I have seen a few places selling HD-DVDs but where is a good place to pick some up? A few searches return wildly different prices for HD-DVD media. 

Sheepishly, I found a great site but I lost it. It's a site advertised on a few of these forums but I haven't seen the ads in a bit. It was offering $2 HD-DVDs and $6 blu-rays. If anyone knows of any good stores please let me know.

Thanks.

PS: I am mostly interested in Discovery Earth and random movies. Ebay and Amazon have a high variance of availability and price.


----------



## eugovector (Sep 4, 2006)

I sold all mine on Ebay.


----------



## tcarcio (Jun 27, 2007)

You can checkout Inet video they have some good deals....http://search.inetvideo.com/search?w=hd+dvd&view=grid


----------



## SteveCallas (Apr 29, 2006)

Inet is ok, but unless you spend over $50 or $100, you don't get free shipping, and their shipping charges add up fast. Also, they tend to not have a lot of discs in stock that they advertise. Used hd-dvds on Amazon has brought me the most success - there is a seller named traderbora who offers free super saver shipping when you spend $25 or more. Other people will sell discs at <$1, so the $3 shipping isn't bad at all.


----------



## BrianAbington (Mar 19, 2008)

Local pawn shops are usualy really cheap too. The one near me will blow them out to clear off the shelf at 4 for $5.

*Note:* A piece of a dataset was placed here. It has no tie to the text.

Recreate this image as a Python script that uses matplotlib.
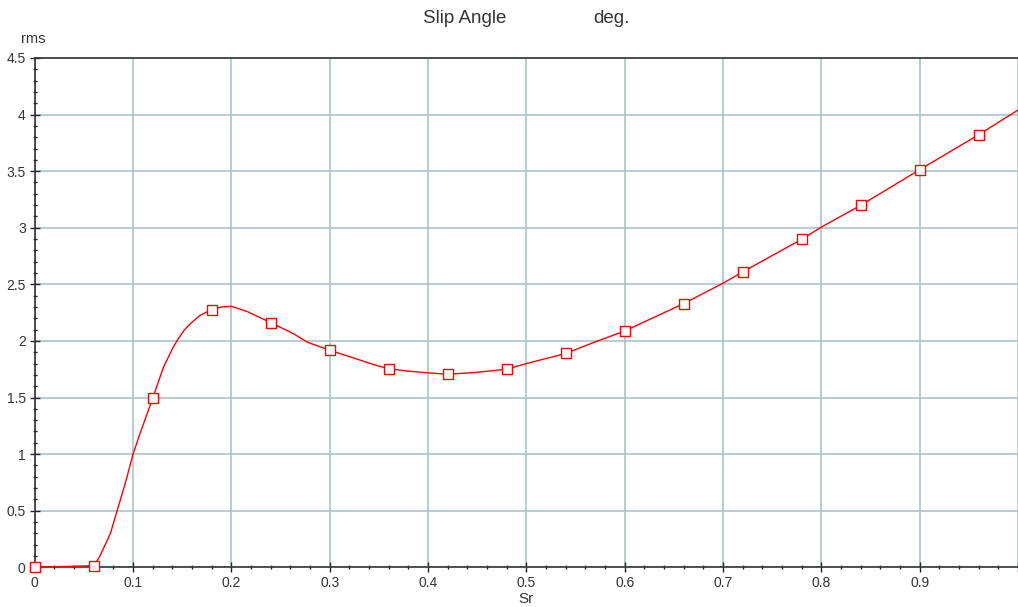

I am thinking about taking advantage of this next time they do it because of the deal that warner bros is offering on trading up to blurays.


----------



## Jungle Jack (Jul 28, 2009)

Hello,
Amazon Marketplace has a huge selection of HD-DVD's with most costing less than it will cost to ship the bloody disc!
Cheers,
JJ


----------



## Lordoftherings (Feb 8, 2009)

I think Zellers use to have a $4* bin of HD DVDs (last time I check anyway, and in Canada at least).

* That's only $4 Canadian.


----------